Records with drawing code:
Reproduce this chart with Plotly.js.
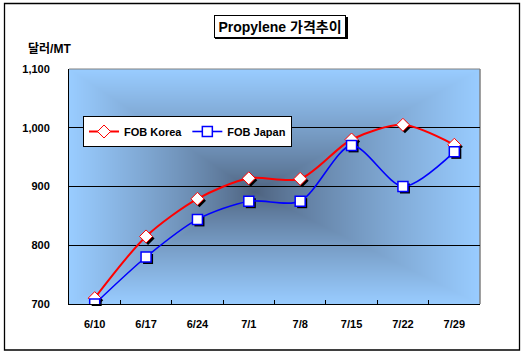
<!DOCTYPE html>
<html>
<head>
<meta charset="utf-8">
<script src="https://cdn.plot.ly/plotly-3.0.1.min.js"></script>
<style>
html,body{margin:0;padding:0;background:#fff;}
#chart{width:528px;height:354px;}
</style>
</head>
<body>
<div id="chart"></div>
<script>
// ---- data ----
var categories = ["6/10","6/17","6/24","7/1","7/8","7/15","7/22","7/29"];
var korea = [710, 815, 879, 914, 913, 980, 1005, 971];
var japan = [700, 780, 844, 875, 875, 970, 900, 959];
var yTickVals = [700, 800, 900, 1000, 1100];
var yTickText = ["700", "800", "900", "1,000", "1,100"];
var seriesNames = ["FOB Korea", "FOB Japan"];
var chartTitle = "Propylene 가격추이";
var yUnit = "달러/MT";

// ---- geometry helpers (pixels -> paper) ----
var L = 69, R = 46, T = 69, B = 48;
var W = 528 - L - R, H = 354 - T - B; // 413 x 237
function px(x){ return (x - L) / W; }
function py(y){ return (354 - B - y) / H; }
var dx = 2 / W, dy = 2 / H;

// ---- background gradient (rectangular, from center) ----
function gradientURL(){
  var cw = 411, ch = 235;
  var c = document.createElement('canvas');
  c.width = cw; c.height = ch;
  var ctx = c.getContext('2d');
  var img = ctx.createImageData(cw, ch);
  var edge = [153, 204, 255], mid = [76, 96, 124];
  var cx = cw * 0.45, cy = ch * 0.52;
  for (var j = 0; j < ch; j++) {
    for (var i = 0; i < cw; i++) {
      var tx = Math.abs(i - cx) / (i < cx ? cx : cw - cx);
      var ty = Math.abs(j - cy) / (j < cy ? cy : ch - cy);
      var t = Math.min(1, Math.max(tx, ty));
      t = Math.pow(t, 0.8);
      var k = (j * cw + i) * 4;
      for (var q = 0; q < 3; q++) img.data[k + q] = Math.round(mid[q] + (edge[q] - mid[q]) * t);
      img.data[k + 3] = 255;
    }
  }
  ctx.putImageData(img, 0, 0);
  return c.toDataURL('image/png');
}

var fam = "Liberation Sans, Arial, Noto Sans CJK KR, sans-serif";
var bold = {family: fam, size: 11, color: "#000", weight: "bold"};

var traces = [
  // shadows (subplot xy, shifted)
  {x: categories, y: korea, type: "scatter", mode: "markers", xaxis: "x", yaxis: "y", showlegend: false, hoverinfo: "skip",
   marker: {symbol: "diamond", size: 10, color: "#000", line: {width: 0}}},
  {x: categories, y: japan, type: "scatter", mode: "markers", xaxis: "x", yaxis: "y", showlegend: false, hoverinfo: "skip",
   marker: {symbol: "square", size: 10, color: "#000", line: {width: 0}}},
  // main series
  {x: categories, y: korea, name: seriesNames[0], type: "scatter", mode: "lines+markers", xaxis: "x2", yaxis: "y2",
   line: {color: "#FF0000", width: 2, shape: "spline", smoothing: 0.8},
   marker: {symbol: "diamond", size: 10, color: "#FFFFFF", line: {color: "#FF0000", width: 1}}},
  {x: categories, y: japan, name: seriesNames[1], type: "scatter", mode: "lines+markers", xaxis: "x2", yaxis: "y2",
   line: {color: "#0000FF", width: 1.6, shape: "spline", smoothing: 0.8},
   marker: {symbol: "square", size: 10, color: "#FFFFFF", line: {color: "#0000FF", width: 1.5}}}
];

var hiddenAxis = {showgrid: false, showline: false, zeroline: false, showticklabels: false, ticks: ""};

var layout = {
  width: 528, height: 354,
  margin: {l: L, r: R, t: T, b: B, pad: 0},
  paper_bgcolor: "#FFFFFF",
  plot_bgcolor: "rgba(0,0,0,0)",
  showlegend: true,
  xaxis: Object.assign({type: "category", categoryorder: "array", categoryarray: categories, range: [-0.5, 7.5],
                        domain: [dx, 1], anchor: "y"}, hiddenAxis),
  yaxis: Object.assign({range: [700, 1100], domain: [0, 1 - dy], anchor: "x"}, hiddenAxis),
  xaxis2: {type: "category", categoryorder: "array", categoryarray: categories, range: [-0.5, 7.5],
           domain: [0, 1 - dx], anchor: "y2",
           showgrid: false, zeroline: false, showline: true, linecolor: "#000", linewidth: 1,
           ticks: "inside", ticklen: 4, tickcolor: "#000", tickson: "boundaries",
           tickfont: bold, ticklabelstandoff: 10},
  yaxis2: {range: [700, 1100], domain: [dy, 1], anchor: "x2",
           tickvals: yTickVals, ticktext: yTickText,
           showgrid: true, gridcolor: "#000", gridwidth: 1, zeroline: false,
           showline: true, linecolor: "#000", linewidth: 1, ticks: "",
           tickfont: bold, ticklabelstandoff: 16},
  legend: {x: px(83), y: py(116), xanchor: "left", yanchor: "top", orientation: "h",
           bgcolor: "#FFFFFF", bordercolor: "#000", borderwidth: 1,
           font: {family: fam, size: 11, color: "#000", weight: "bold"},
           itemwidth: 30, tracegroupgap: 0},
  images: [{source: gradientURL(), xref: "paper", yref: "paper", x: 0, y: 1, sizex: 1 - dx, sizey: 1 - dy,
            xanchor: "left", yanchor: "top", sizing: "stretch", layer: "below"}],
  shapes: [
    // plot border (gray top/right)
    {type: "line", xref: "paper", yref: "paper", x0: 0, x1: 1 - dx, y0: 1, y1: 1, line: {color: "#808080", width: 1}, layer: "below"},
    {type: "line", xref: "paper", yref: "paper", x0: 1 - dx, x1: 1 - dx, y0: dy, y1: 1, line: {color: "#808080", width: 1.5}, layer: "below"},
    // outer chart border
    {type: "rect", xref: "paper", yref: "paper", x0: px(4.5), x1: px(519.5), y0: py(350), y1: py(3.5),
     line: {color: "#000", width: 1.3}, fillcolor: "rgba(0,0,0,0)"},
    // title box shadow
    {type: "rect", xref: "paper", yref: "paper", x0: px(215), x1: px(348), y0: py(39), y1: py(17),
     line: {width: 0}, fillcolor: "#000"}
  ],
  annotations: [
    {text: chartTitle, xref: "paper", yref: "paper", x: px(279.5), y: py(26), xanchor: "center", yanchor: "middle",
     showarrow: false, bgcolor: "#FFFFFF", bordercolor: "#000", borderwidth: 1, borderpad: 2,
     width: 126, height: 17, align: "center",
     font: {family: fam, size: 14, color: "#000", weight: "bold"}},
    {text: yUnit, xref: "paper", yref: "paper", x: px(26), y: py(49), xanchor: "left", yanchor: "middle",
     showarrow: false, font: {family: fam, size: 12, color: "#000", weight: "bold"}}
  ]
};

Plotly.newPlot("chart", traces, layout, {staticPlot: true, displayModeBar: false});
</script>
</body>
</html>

==

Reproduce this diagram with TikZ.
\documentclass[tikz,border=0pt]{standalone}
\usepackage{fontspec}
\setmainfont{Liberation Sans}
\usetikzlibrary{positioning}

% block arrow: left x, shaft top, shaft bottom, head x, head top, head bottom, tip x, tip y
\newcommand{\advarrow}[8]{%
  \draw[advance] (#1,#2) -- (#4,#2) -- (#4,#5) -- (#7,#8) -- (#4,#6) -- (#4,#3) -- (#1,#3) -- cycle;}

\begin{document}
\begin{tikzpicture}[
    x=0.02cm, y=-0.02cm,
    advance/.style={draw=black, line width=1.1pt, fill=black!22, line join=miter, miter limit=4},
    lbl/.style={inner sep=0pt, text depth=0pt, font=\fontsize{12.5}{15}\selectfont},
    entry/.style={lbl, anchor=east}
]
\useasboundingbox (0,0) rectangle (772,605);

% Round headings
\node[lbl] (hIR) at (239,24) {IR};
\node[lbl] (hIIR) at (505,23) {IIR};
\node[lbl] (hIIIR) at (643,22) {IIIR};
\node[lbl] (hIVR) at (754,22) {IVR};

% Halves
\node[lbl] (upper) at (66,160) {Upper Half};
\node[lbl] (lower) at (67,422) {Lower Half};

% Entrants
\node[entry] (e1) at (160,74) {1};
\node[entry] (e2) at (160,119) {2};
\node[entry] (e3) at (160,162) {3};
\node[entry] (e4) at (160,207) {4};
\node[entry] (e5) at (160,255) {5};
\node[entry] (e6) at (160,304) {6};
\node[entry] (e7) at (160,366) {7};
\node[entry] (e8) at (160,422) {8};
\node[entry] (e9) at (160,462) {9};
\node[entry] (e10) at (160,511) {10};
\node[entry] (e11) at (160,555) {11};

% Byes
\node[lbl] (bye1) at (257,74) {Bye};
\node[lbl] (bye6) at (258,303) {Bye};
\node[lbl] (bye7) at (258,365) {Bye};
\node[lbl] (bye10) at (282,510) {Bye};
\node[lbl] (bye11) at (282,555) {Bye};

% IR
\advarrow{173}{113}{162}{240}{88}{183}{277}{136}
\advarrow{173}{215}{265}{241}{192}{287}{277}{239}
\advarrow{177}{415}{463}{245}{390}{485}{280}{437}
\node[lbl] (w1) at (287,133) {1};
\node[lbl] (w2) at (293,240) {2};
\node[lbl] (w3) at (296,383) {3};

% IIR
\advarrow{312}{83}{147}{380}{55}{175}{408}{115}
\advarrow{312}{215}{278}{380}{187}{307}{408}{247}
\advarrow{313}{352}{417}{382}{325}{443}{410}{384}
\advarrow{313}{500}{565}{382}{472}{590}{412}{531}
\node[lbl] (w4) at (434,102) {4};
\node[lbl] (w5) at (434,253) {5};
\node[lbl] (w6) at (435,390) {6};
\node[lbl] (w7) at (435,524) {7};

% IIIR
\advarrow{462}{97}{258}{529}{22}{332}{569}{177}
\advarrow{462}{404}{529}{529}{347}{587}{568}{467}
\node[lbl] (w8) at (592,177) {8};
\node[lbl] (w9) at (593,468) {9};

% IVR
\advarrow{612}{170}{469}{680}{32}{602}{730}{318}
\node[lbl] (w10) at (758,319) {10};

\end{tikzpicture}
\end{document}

**GOAL OF THE EXERCISE:** Above are some entries. Restate word for word the lines from the one holding "Reproduce this chart with Plotly.js." through the one holding "var dx = 2 / W, dy = 2 / H;", but not the pictures.

**TASK RESPONSE:**
Reproduce this chart with Plotly.js.
<!DOCTYPE html>
<html>
<head>
<meta charset="utf-8">
<script src="https://cdn.plot.ly/plotly-3.0.1.min.js"></script>
<style>
html,body{margin:0;padding:0;background:#fff;}
#chart{width:528px;height:354px;}
</style>
</head>
<body>
<div id="chart"></div>
<script>
// ---- data ----
var categories = ["6/10","6/17","6/24","7/1","7/8","7/15","7/22","7/29"];
var korea = [710, 815, 879, 914, 913, 980, 1005, 971];
var japan = [700, 780, 844, 875, 875, 970, 900, 959];
var yTickVals = [700, 800, 900, 1000, 1100];
var yTickText = ["700", "800", "900", "1,000", "1,100"];
var seriesNames = ["FOB Korea", "FOB Japan"];
var chartTitle = "Propylene 가격추이";
var yUnit = "달러/MT";

// ---- geometry helpers (pixels -> paper) ----
var L = 69, R = 46, T = 69, B = 48;
var W = 528 - L - R, H = 354 - T - B; // 413 x 237
function px(x){ return (x - L) / W; }
function py(y){ return (354 - B - y) / H; }
var dx = 2 / W, dy = 2 / H;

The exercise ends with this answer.